肋骨撮影は、立位呼気が良い?

現場で役立つかも

肋骨の撮影といえば、正面と斜位のルーチン撮影を行う施設が多いと思います。

教科書で紹介されている撮影法も、たしか臥位だったと記憶しています。私が以前勤務していた病院でも、基本的には臥位で撮影していました。

そして呼吸は、吸気or呼気のどちらで撮影しているのでしょうか?

私は救急病院で10年勤務した後に、スポーツ整形外科に転職をしました。クリニックでも当初は臥位で撮影していましたが、試行錯誤の末、「立位・呼気」での撮影に落ち着きました。

今回はその理由と経緯を、以下にご紹介します。

立位撮影のメリット

1. 時間短縮

ベッドに移る必要がないため、撮影までの動作がスムーズです。

2. 疼痛のある患者さんにやさしい

転倒などによって強い痛みがある患者さんは、寝たり起きたりする動作が困難なことがあります。
立位で撮影することで、負担を大幅に軽減できます。

3. 気胸や血胸を観察出来るかも?

肋骨撮影で、気胸であったパターンが2つありました。

1つ目は、外傷の肋骨骨折による気胸。この時は血胸も観察出来ました。

2つ目は、小学生が明らかな誘因もなく胸痛や背部痛を訴えたケースです。その際、肺尖部に気胸を観察出来ました。臥位の撮影では、見逃していた可能性が大きいです。

呼気撮影のメリット

1. 下部肋骨のコントラストが良くなる

救急病院に勤務していた頃、呼気撮影にすることで下部肋骨の画像コントラストが良くなると教わりました。下部肋骨を肺野でなく、腹部に重ねる事で観察出来るように呼気撮影していました。

2. 気胸を検出しやすい

自然気胸の場合、胸腔内の空気をうまく吐き出せないことがあり、吸気時よりも呼気時に特徴的な画像所見が現れやすくなります。

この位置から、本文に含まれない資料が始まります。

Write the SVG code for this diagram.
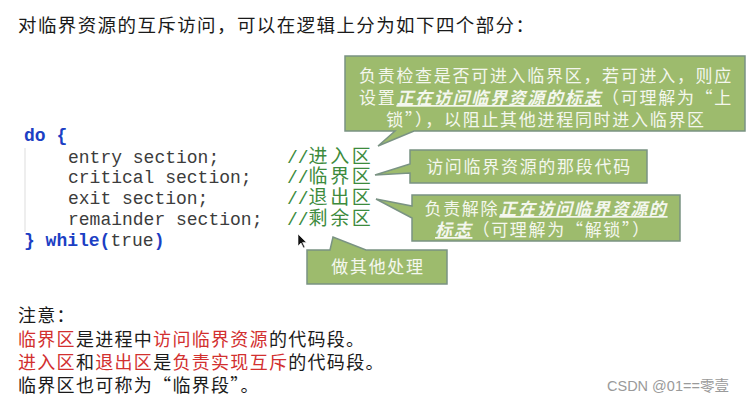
<svg xmlns="http://www.w3.org/2000/svg" width="755" height="404" viewBox="0 0 755 404">
<style>
.cn{font-family:"Noto Sans CJK SC","Noto Sans",sans-serif;}
.title{font-size:18.5px;letter-spacing:1.4px;fill:#1a1a1a;}
.code{font-family:"Liberation Mono","DejaVu Sans Mono",monospace;font-size:18px;fill:#3c3c3c;}
.kw{fill:#1c3fc4;font-weight:bold;}
.cm{fill:#3d8b3d;}
.cmcn{font-family:"Noto Sans CJK SC",sans-serif;font-size:19px;letter-spacing:2.6px;}
.box{fill:#9dbb6d;stroke:#7a9383;stroke-width:1.5;}
.ct{font-family:"Noto Sans CJK SC",sans-serif;font-size:17px;letter-spacing:1.7px;fill:#f4f7ee;text-anchor:middle;}
.em{font-style:italic;font-weight:bold;text-decoration:underline;}
.note{font-size:18px;letter-spacing:1.3px;fill:#1a1a1a;}
.red{fill:#d2302f;}
</style>
<rect width="755" height="404" fill="#ffffff"/>
<g id="title">
<text class="cn title" x="18" y="32">对临界资源的互斥访问，可以在逻辑上分为如下四个部分：</text>
</g>
<g id="code">
<line x1="25" y1="148" x2="25" y2="232" stroke="#dddddd" stroke-width="1"/>
<text class="code" x="24" y="141"><tspan class="kw">do {</tspan></text>
<text class="code" x="68" y="162.5">entry section;</text>
<text class="code" x="68" y="183">critical section;</text>
<text class="code" x="68" y="204">exit section;</text>
<text class="code" x="68" y="225">remainder section;</text>
<text class="code" x="24" y="246"><tspan class="kw">} while(</tspan>true<tspan class="kw">)</tspan></text>
<text class="code cm" x="287" y="162.5">//<tspan class="cmcn">进入区</tspan></text>
<text class="code cm" x="287" y="183">//<tspan class="cmcn">临界区</tspan></text>
<text class="code cm" x="287" y="204">//<tspan class="cmcn">退出区</tspan></text>
<text class="code cm" x="287" y="225">//<tspan class="cmcn">剩余区</tspan></text>
</g>
<g id="callout-entry">
<path class="box" d="M345,56 H745 V131 H414 L378,146 L395,131 H345 Z"/>
<text class="ct" x="546" y="82">负责检查是否可进入临界区，若可进入，则应</text>
<text class="ct" x="546" y="104">设置<tspan class="em">正在访问临界资源的标志</tspan>（可理解为“上</text>
<text class="ct" x="546" y="126">锁”），以阻止其他进程同时进入临界区</text>
</g>
<g id="callout-critical">
<path class="box" d="M410,150 H647 V183 H410 V173 L375,175 L410,164 Z"/>
<text class="ct" x="529" y="173">访问临界资源的那段代码</text>
</g>
<g id="callout-exit">
<path class="box" d="M412,195 H680 V241 H412 V218 L376,199 L412,206 Z"/>
<text class="ct" x="546" y="215">负责解除<tspan class="em">正在访问临界资源的</tspan></text>
<text class="ct" x="543" y="236"><tspan class="em">标志</tspan>（可理解为“解锁”）</text>
</g>
<g id="callout-remainder">
<path class="box" d="M307,250 H330 L333,237 L366,250 H447 V284 H307 Z"/>
<text class="ct" x="378" y="273">做其他处理</text>
</g>
<g id="cursor">
<path d="M298,234 L298,246 L301,243 L303.5,248 L305,247.3 L302.6,242.4 L306.5,242.4 Z" fill="#111111" stroke="#ffffff" stroke-width="0.6"/>
</g>
<g id="notes">
<text class="cn note" x="18" y="322">注意：</text>
<text class="cn note" x="18" y="346"><tspan class="red">临界区</tspan>是进程中<tspan class="red">访问临界资源</tspan>的代码段。</text>
<text class="cn note" x="18" y="369"><tspan class="red">进入区</tspan>和<tspan class="red">退出区</tspan>是<tspan class="red">负责实现互斥</tspan>的代码段。</text>
<text class="cn note" x="18" y="392">临界区也可称为“临界段”。</text>
</g>
<g id="watermark">
<text x="607" y="391" font-family="'Liberation Sans','Noto Sans CJK SC',sans-serif" font-size="14.5" fill="#9a9a9a">CSDN @01==零壹</text>
</g>
</svg>
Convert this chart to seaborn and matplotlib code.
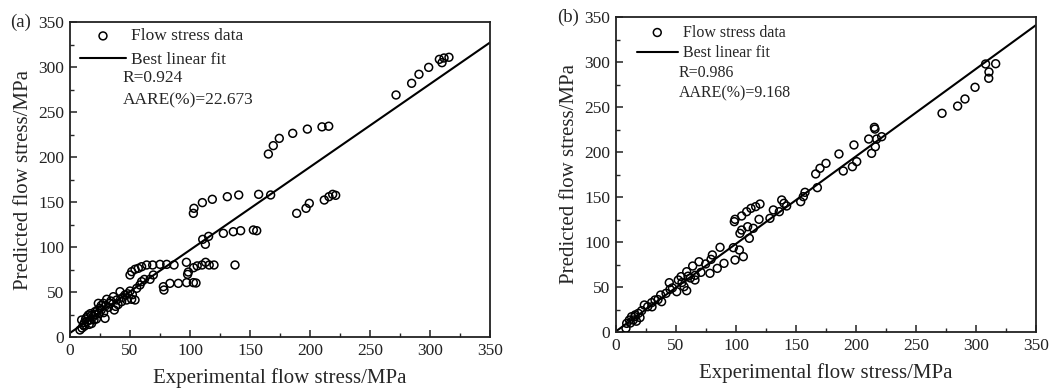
import numpy as np
import pandas as pd
import matplotlib
matplotlib.use("Agg")
import matplotlib.pyplot as plt
import seaborn as sns
from matplotlib.ticker import MultipleLocator

# ---------------- data ----------------
exp_a = [8.3, 11.1, 9.7, 12, 13, 15.3, 16.7, 14, 17, 19.4, 18, 20.8, 22, 23, 25, 23.6, 26, 27.8,
         29.2, 30.6, 28, 32, 33.3, 36.1, 36.9, 38.9, 40, 41.7, 43, 45.8, 47.2, 50, 51.4, 54.2,
         55.6, 58.3, 59.7, 62, 66.7, 69.4, 10, 12, 14, 16, 18, 20, 21, 24, 26, 30, 34, 38, 44, 48, 52,
         50, 51.4, 54.2, 56.9, 59.7, 63.9, 68.9, 75, 80.6, 86.7,
         78.3, 77.8, 83.3, 90.3, 97.2, 102.8, 105,
         97, 98.6, 98, 103, 106, 110, 113, 116, 120, 137.5,
         110.6, 112.8, 115.5, 127.8, 136.1, 142.2, 152.8, 155.6,
         103.3, 102.8, 110.3, 118.6, 131.1, 140.6, 157.2, 167.2,
         188.9, 196.7, 199.4, 211.9, 215.8, 218.9, 221.4,
         165.3, 169.4, 174.4, 185.6, 197.8, 210, 215.6,
         271.7, 284.7, 290.8, 298.9, 307.8, 310, 311.7, 315.8]
pred_a = [7.8, 13.3, 18.9, 16, 20, 24.4, 18.9, 22, 26, 22.6, 15, 28.1, 20, 30, 31.9, 37.4, 35, 37.4,
          20.7, 41.9, 27, 33, 37.4, 44.8, 30, 41.1, 36, 50.4, 39.3, 46.7, 41.1, 51.1, 41.9, 41.1,
          54.1, 57.8, 61.5, 64, 64.1, 68.9, 10, 12, 17, 14, 24, 19, 25, 26, 30, 35, 40, 34, 44, 48, 47,
          68.9, 72.6, 75.2, 76.3, 78.1, 80, 80, 80.7, 80.7, 80,
          52.2, 55.9, 59.6, 59.6, 60.4, 60.4, 60,
          83, 72.2, 69.6, 77, 79, 80, 83, 80, 80, 80,
          108.5, 103, 111.8, 115.2, 117, 118.1, 118.9, 118.1,
          143, 137.4, 149.3, 153, 155.9, 157.8, 158.5, 157.8,
          137.4, 143, 148.5, 152.2, 155.9, 158.5, 157.4,
          203.3, 212.6, 220.7, 226.3, 231, 233.5, 234.2,
          268.9, 281.9, 291.9, 299.6, 308.5, 304.8, 310, 310.8]

exp_b = [8.3, 8.9, 11.1, 13, 14.4, 15.8, 18.6, 17, 16, 12, 20, 21.4, 23.6, 26.4, 29.7, 32.5, 38,
         37.2, 41.7, 44.4, 45, 50.6, 51.9, 54.2, 56.7, 58.9, 58.9, 63.9, 65.8, 69.2, 70.8, 74.7,
         78.3, 79.2, 80.3, 84.4, 86.7, 90, 97.8, 99.2, 102.8, 106.1, 30, 35, 47, 55, 60, 62, 66,
         98.6, 99.2, 104.7, 108.9, 112.5, 116.4, 120, 103.3, 104.7, 109.7, 111.1, 114.4, 119.2,
         128.3, 131.1, 136.1, 138.1, 140, 142.2, 153.9, 156.1, 157.5, 167.8, 166.4, 170, 175,
         185.8, 189.4, 197, 200.6, 198.3, 213, 216.1, 210.6, 217.2, 221.4, 215.3, 215.8,
         271.7, 284.7, 290.8, 299.2, 308, 310.8, 310.6, 316.4]
pred_b = [4.1, 9.6, 13.3, 17, 13.3, 17, 20.7, 12, 19, 10, 16, 23.7, 30, 28.1, 32.6, 35.6, 33.7,
          41.1, 43, 54.8, 47.4, 44.8, 57.8, 61.5, 50.4, 45.9, 67, 73.3, 57.8, 78.1, 66.3, 75.6,
          65.2, 80.7, 85.6, 70.7, 94.1, 76.3, 93.7, 80, 91.1, 83.7, 28, 36, 49, 55, 62, 60, 63,
          122.6, 125.2, 128.9, 133.7, 137.4, 139.3, 142.2, 109.6, 113.3, 117, 104.1, 115.2, 125.2,
          126.3, 135.6, 133.7, 146.7, 143, 140, 144.8, 150.4, 155.2, 160.4, 175.6, 181.9, 187.4,
          197.8, 178.9, 183.7, 189.3, 207.8, 198.5, 205.9, 214.4, 214.4, 217, 227.4, 225.5,
          243, 251, 258.9, 271.9, 297.8, 288.9, 281.9, 298.1]

# best linear fit (slope, intercept) and statistics as printed
fit_a = (0.922, 4.5)
fit_b = (0.972, 0.8)
stats_a = ["R=0.924", "AARE(%)=22.673"]
stats_b = ["R=0.986", "AARE(%)=9.168"]
panel_labels = ["(a)", "(b)"]
axis_ticks = [0, 50, 100, 150, 200, 250, 300, 350]

# ---------------- styling ----------------
sns.set_theme(style="ticks")
plt.rcParams["font.family"] = ["Liberation Serif", "DejaVu Serif"]

fig = plt.figure(figsize=(10.53, 3.88), dpi=100)
axA = fig.add_axes([70 / 1053, 51 / 388, 420 / 1053, 315 / 388])
axB = fig.add_axes([616 / 1053, 56 / 388, 420 / 1053, 315 / 388])


def draw(ax, ex, pr, fit, stats, label, fs_leg, spacing, leg_anchor, stat_pos, stat_step,
         label_x):
    df = pd.DataFrame({"exp": ex, "pred": pr})
    sns.scatterplot(data=df, x="exp", y="pred", ax=ax, marker="o", s=32,
                    facecolors="none", edgecolor="black", linewidth=1.1,
                    label="Flow stress data", zorder=3)
    xs = np.array([axis_ticks[0], axis_ticks[-1]], dtype=float)
    line = pd.DataFrame({"x": xs, "y": fit[0] * xs + fit[1]})
    sns.lineplot(data=line, x="x", y="y", ax=ax, color="black", linewidth=1.5,
                 label="Best linear fit", zorder=2)
    ax.set_xlim(axis_ticks[0], axis_ticks[-1])
    ax.set_ylim(axis_ticks[0], axis_ticks[-1])
    ax.set_xticks(axis_ticks)
    ax.set_yticks(axis_ticks)
    ax.xaxis.set_minor_locator(MultipleLocator(25))
    ax.yaxis.set_minor_locator(MultipleLocator(25))
    ax.tick_params(axis="both", which="major", direction="in", length=5, width=1.1,
                   labelsize=12.5, top=False, right=False, pad=4, colors="#222222",
                   labelcolor="#222222")
    ax.tick_params(axis="both", which="minor", direction="in", length=3, width=1.0,
                   top=False, right=False)
    for sp in ax.spines.values():
        sp.set_linewidth(1.3)
        sp.set_color("#222222")
    ax.set_xlabel("Experimental flow stress/MPa", fontsize=15, labelpad=7)
    ax.set_ylabel("Predicted flow stress/MPa", fontsize=15, labelpad=4)
    ax.legend(loc="upper left", frameon=False, fontsize=fs_leg,
              handlelength=2.6, handletextpad=0.3, labelspacing=spacing,
              borderaxespad=0.2, bbox_to_anchor=leg_anchor)
    for i, s in enumerate(stats):
        ax.text(stat_pos[0], stat_pos[1] - i * stat_step, s, transform=ax.transAxes,
                fontsize=fs_leg, va="center", ha="left")
    ax.text(label_x, 1.0, label, transform=ax.transAxes, fontsize=13.5,
            va="center", ha="left")


draw(axA, exp_a, pred_a, fit_a, stats_a, panel_labels[0], 12.5, 0.42,
     (0.0, 1.013), (0.126, 0.822), 0.070, -0.143)
draw(axB, exp_b, pred_b, fit_b, stats_b, panel_labels[1], 11.5, 0.3,
     (0.026, 1.006), (0.150, 0.822), 0.063, -0.140)

fig.savefig("out.png", dpi=100)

このことから、呼気での撮影は気胸の発見に有利だと感じています。

3. 骨折のズレが分かりやすい

呼吸時の胸郭の動きには、横隔膜や肋間筋などが関与しています。

肋骨骨折の場合、吸気時は胸郭全体が拡張し、連続性が失われていても一見つながって見えます。

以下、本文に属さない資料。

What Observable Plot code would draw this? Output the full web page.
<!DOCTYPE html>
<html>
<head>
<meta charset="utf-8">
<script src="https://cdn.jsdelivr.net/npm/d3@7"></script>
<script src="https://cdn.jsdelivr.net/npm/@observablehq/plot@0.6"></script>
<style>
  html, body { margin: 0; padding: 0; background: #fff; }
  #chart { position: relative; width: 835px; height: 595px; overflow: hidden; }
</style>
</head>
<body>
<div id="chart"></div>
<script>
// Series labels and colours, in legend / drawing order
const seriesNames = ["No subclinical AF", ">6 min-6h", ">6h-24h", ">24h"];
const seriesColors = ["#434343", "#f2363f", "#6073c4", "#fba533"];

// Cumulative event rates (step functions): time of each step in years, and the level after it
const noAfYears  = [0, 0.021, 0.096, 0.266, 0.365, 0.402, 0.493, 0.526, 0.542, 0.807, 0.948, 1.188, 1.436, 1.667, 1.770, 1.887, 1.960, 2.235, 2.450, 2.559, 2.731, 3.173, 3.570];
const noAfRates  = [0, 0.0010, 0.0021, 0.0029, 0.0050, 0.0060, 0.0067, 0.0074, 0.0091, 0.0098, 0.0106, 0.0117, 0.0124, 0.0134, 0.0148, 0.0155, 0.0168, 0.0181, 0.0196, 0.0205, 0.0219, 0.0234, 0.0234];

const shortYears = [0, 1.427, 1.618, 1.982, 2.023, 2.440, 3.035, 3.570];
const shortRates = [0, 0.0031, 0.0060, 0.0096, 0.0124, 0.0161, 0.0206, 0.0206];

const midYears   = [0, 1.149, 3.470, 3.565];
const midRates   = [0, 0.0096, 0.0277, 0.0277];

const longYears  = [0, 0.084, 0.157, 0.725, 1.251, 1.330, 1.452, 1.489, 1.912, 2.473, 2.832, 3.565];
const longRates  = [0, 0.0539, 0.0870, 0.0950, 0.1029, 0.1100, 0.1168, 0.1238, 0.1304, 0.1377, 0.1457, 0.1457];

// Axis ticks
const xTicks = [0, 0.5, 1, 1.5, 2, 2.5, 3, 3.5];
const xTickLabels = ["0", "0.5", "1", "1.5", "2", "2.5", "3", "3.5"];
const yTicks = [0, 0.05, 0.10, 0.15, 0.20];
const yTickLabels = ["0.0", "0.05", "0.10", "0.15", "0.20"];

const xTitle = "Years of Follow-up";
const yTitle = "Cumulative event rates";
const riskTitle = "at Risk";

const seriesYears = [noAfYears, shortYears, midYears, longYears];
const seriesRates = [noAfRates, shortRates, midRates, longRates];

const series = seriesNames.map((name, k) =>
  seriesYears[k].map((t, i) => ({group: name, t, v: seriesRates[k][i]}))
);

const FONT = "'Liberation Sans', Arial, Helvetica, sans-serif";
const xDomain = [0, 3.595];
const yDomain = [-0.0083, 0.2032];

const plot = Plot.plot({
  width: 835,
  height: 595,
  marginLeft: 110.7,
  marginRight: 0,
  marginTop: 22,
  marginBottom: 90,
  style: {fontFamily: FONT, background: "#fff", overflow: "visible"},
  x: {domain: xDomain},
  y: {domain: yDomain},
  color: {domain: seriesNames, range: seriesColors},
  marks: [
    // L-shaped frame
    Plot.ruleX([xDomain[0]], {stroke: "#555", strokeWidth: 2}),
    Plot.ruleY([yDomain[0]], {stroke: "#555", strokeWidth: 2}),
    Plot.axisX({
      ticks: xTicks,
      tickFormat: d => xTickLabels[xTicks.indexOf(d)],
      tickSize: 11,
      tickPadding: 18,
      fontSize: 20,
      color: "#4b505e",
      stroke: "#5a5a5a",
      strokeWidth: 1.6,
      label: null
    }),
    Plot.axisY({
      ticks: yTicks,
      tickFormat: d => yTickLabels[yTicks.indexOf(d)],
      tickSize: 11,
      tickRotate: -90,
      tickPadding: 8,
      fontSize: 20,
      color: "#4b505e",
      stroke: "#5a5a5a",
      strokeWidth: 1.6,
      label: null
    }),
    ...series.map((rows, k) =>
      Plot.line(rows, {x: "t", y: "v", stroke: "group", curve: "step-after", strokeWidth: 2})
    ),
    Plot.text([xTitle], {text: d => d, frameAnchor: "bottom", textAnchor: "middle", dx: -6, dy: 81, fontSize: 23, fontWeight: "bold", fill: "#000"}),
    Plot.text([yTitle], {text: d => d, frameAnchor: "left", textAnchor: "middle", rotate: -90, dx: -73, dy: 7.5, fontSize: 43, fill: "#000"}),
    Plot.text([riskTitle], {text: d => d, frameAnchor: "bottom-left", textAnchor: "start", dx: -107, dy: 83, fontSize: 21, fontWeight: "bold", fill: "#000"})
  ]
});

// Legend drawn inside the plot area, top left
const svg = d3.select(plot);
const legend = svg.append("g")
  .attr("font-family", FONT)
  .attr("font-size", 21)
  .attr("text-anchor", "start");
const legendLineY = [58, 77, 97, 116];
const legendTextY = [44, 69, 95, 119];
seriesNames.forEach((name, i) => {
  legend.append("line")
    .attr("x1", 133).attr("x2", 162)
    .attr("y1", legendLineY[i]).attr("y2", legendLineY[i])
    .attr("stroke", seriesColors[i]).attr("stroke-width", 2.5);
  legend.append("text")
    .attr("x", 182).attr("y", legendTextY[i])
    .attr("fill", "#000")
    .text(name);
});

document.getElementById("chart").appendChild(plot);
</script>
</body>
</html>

一方、呼気時には連続性が途絶えている部分だけが収縮できず、ズレが顕著に現れるケースが多いと感じています。

まとめ

これらの理由から、肋骨撮影は立位呼気撮影がベストと考えます。

小さな肋骨骨折は、初回の一般撮影では分からない事も多いです。しかし気胸を見逃してしまう事は良くありません。

CTをすぐ撮れる環境ではありません。一般撮影だけでは限界がある事も分かっています。

それでもせめて緊急度の高い所見を見逃さないようにしたいです。